There's a Camel & Artichoke on Lower Marsh in Waterloo. Not sure how long it's been called that, but I believe the "artichoke" is a reference to painting over pub signs with George IV portraits on them but you could still see the ghost of a curly Georgian wig underneath. Possibly apocryphal.
I always rather liked the Drum and Monkey which was an old Fremlins pub on Gloucester Road in Croydon which closed many years ago and ˋspontaneously combusted´ on the same night as the Windwill pub opposite (also closed) a few years ago.

As far as wierd names go I think ˋThe case is altered´ which was on Old Redding in Harrow and I believe is also now closed, takes some beating. I was told it was corrupted down from Casa de Altoria where the Middlesex Regiment were stationed in the Peninsular war but I suspect other explanations are available
I hate to be a pedant, but although the meeting of the FA in 1863 did create laws of the game, they weren't the first. For many years they co-existed with other sets of rules, chiefly the Sheffield Rules, that were predominantly used by clubs in the North and Midlands. In 1877, after various amendments were made. taking into account how other parts of the country played football, the FA Rules were adopted by everyone.
As it happens I'm currently reading a novel set in a pub called The Case is Altered. And the theory given in the novel is related to the fact that many older pubs were used for legal proceedings and it's related to a court case.

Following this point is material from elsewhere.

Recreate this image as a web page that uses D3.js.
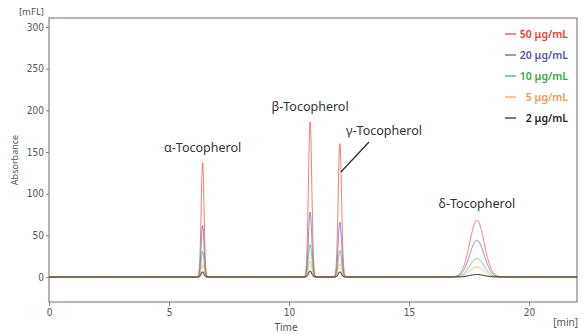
<!DOCTYPE html>
<html>
<head>
<meta charset="utf-8">
<script src="https://cdn.jsdelivr.net/npm/d3@7"></script>
<style>
  body { margin: 0; background: #fff; }
  svg { font-family: "Noto Sans", "Open Sans", sans-serif; }
</style>
</head>
<body>
<div id="chart"></div>
<script>
// peaks (retention time in min, width sigma in min)
const peakNames = ["α-Tocopherol", "β-Tocopherol", "γ-Tocopherol", "δ-Tocopherol"];
const peakTimes = [6.40, 10.88, 12.12, 17.83];
const peakWidths = [0.06, 0.07, 0.07, 0.30];

// concentrations and the peak heights [mFL] for each one
const seriesNames = ["50 μg/mL", "20 μg/mL", "10 μg/mL", "5 μg/mL", "2 μg/mL"];
const seriesColors = ["#ee3b2f", "#5552b0", "#3aa845", "#f59a4c", "#222222"];
const heights50 = [137, 186, 160, 68];
const heights20 = [62, 78, 66, 44];
const heights10 = [31, 39, 32, 22];
const heights5 = [15, 19, 16, 12];
const heights2 = [6, 7, 6, 3];
const allHeights = [heights50, heights20, heights10, heights5, heights2];

const xTicks = [0, 5, 10, 15, 20];
const yTicks = [0, 50, 100, 150, 200, 250, 300];

const W = 584, H = 334;
const mLeft = 49, mTop = 18, mRight = 577, mBottom = 302;

const svg = d3.select("#chart").append("svg")
    .attr("width", W)
    .attr("height", H);

const x = d3.scaleLinear().domain([0, 22]).range([mLeft, mRight]);
const y = d3.scaleLinear().domain([-30, 310.8]).range([mBottom, mTop]);

// plot frame
svg.append("rect")
    .attr("x", mLeft).attr("y", mTop)
    .attr("width", mRight - mLeft).attr("height", mBottom - mTop)
    .attr("fill", "none")
    .attr("stroke", "#8d8280")
    .attr("stroke-width", 1.2);

// axes
const yAxis = svg.append("g")
    .attr("transform", `translate(${mLeft},0)`)
    .call(d3.axisLeft(y).tickValues(yTicks).tickSize(3).tickPadding(2));
const xAxis = svg.append("g")
    .attr("transform", `translate(0,${mBottom})`)
    .call(d3.axisBottom(x).tickValues(xTicks).tickSize(4).tickPadding(3));

[yAxis, xAxis].forEach(a => {
    a.select(".domain").remove();
    a.selectAll("line").attr("stroke", "#8d8280");
    a.selectAll("text")
        .attr("fill", "#555")
        .style("font-size", "10px")
        .style("font-family", "'DejaVu Sans Condensed', 'Noto Sans', sans-serif");
});

// axis titles
svg.append("text")
    .attr("x", 44).attr("y", 15)
    .attr("text-anchor", "end")
    .attr("fill", "#555")
    .style("font-size", "9.5px")
    .text("[mFL]");
svg.append("text")
    .attr("transform", "translate(18,160) rotate(-90)")
    .attr("text-anchor", "middle")
    .attr("fill", "#555")
    .style("font-size", "9px")
    .text("Absorbance");
svg.append("text")
    .attr("x", 286).attr("y", 331)
    .attr("text-anchor", "middle")
    .attr("fill", "#555")
    .style("font-size", "10px")
    .text("Time");
svg.append("text")
    .attr("x", 578).attr("y", 326)
    .attr("text-anchor", "end")
    .attr("fill", "#555")
    .style("font-size", "10px")
    .text("[min]");

// chromatogram traces built from the peak table
const times = d3.range(0, 22.0001, 0.01);
function trace(h) {
    return times.map(t => {
        let v = 0;
        peakTimes.forEach((rt, i) => {
            const d = (t - rt) / peakWidths[i];
            v += h[i] * Math.exp(-0.5 * d * d);
        });
        return [t, v];
    });
}

const line = d3.line()
    .x(d => x(d[0]))
    .y(d => y(d[1]));

allHeights.forEach((h, i) => {
    svg.append("path")
        .datum(trace(h))
        .attr("fill", "none")
        .attr("stroke", seriesColors[i])
        .attr("stroke-width", i === 4 ? 1.2 : 1)
        .attr("stroke-opacity", i === 4 ? 0.75 : 0.65)
        .attr("d", line);
});

// peak labels
const labelDy = [-11, -11, null, -12];
peakNames.forEach((name, i) => {
    if (i === 2) return;
    svg.append("text")
        .attr("x", x(peakTimes[i]))
        .attr("y", y(heights50[i]) + labelDy[i])
        .attr("text-anchor", "middle")
        .attr("fill", "#333")
        .style("font-size", "12.5px")
        .text(name);
});
// gamma label sits off to the right with a leader line
svg.append("text")
    .attr("x", 384).attr("y", 135)
    .attr("text-anchor", "middle")
    .attr("fill", "#333")
    .style("font-size", "12.5px")
    .text(peakNames[2]);
svg.append("line")
    .attr("x1", 369).attr("y1", 142)
    .attr("x2", x(peakTimes[2]) + 1).attr("y2", 172)
    .attr("stroke", "#222")
    .attr("stroke-width", 1.1);

// legend
const legend = svg.append("g");
seriesNames.forEach((name, i) => {
    const ly = 34 + i * 21;
    legend.append("line")
        .attr("x1", 505).attr("x2", 516)
        .attr("y1", ly).attr("y2", ly)
        .attr("stroke", seriesColors[i])
        .attr("stroke-width", 1.2);
    legend.append("text")
        .attr("x", 568).attr("y", ly + 4)
        .attr("text-anchor", "end")
        .attr("fill", seriesColors[i])
        .style("font-size", "10.5px")
        .style("font-weight", "600")
        .text(name);
});
</script>
</body>
</html>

Because of that I had a look around at different explanations and none of them seem to be the same. My favourite is the a pub in Warwickshire where they say their pub was originally the Case as it was "the size of a small suitcase". Pub was extended over time, and they changed the name of the pub to advertise that it had changed!

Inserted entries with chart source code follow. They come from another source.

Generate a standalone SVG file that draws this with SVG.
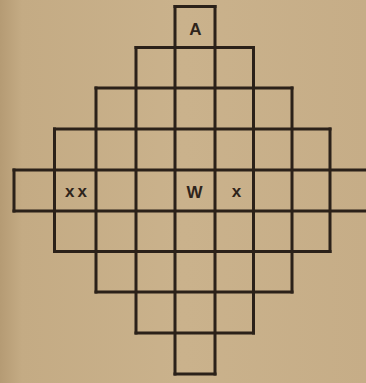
<svg xmlns="http://www.w3.org/2000/svg" width="366" height="383" viewBox="0 0 366 383">
<defs>
<linearGradient id="bg" x1="0" y1="0" x2="1" y2="0">
<stop offset="0" stop-color="#b59b74"/>
<stop offset="0.06" stop-color="#c4ab84"/>
<stop offset="0.5" stop-color="#cab28c"/>
<stop offset="1" stop-color="#c6ad87"/>
</linearGradient>
<style>
.grid{fill:none;stroke:#2b2119;stroke-width:3;stroke-linecap:square}
.lbl{font-family:"Liberation Sans",Arial,sans-serif;font-weight:bold;font-size:17px;fill:#2e241b;text-anchor:middle}
</style>
</defs>
<rect width="366" height="383" fill="url(#bg)"/>
<g id="grid" class="grid">
<path d="M175 6.5H215M136 47.5H253.5M96 88H292M54.5 129H330M14 170H370M14 211H370M54.5 251.5H330M96 292H292M136 333H253.5M175 374H215"/>
<path d="M14 170V211M54.5 129V251.5M96 88V292M136 47.5V333M175 6.5V374M215 6.5V374M253.5 47.5V333M292 88V292M330 129V251.5"/>
</g>
<g id="labels">
<text class="lbl" x="195.5" y="35">A</text>
<text class="lbl" x="194.5" y="197.5">W</text>
<text class="lbl" x="236.5" y="197">x</text>
<text class="lbl" x="77.5" y="197" letter-spacing="3">xx</text>
</g>
</svg>
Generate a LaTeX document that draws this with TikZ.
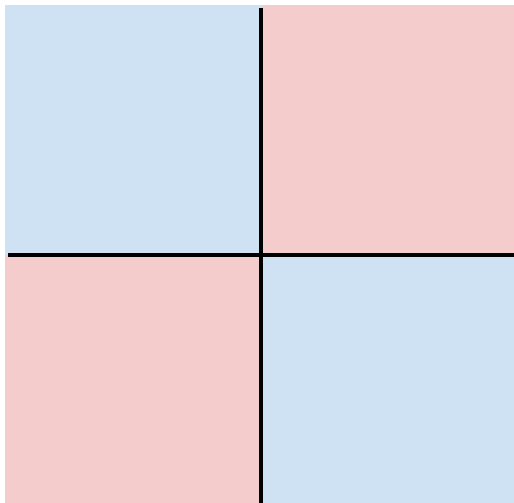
\documentclass[tikz,border=0pt]{standalone}
\definecolor{qblue}{RGB}{207,226,243}
\definecolor{qpink}{RGB}{244,204,204}
\tikzset{quad/.style={draw=none},axisline/.style={line width=3.5pt,black}}
\begin{document}
\begin{tikzpicture}[x=1pt,y=-1pt]
\useasboundingbox (0,0) rectangle (514,503);
\fill[qblue,quad] (5,5) rectangle (261,255);
\fill[qpink,quad] (261,5) rectangle (514,255);
\fill[qpink,quad] (5,255) rectangle (261,503);
\fill[qblue,quad] (261,255) rectangle (514,503);
\coordinate (vt) at (261,8);
\coordinate (vb) at (261,503);
\coordinate (hl) at (8,255);
\coordinate (hr) at (514,255);
\draw[axisline] (vt) -- (vb);
\draw[axisline] (hl) -- (hr);
\end{tikzpicture}
\end{document}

I'm fairly sure that Hare & Billet Pond is named after the pub, rather than vice versa.

In Dulwich the Crown and Greyhound is the descendant of two pubs across the road from each other, the Crown and the Greyhound.
A converse phenomenon, where one name becomes an odd combination of two pubs, is at the Old Tiger's Head and New Tiger's Head facing each other at Lee Green. Though the New Tiger's Head has now been depubbed. "FRUIT AND VEGETABLE ARE INSIDE", apparently.
There’s a connection between bulls and egrets but not in the UK. There are several species of “cattle egrets“ that live alongside herds of cattle and eat the insects that hang around them.

Some bovines (notably African buffalo and Asian water buffalo) will let the egrets perch on their backs.
Peewee: The Camel & Artichoke got its name in 2005. The reason is fairly prosaic, it had been called The Artichoke originally, then The Camel (as part of a chain), so the new owners decided to combine the past names.

The Mad Bishop & Bear at Paddington station is one of my favourite pub names. The Mad Bishop supposedly sold his land to the railway at a very low price. And the bear is obviously Paddington.
Post updated again, thanks.
Just outside London, Dartford's oldest coaching inn is The Royal Victoria and Bull Hotel (often refereed to as the Bull and Vic).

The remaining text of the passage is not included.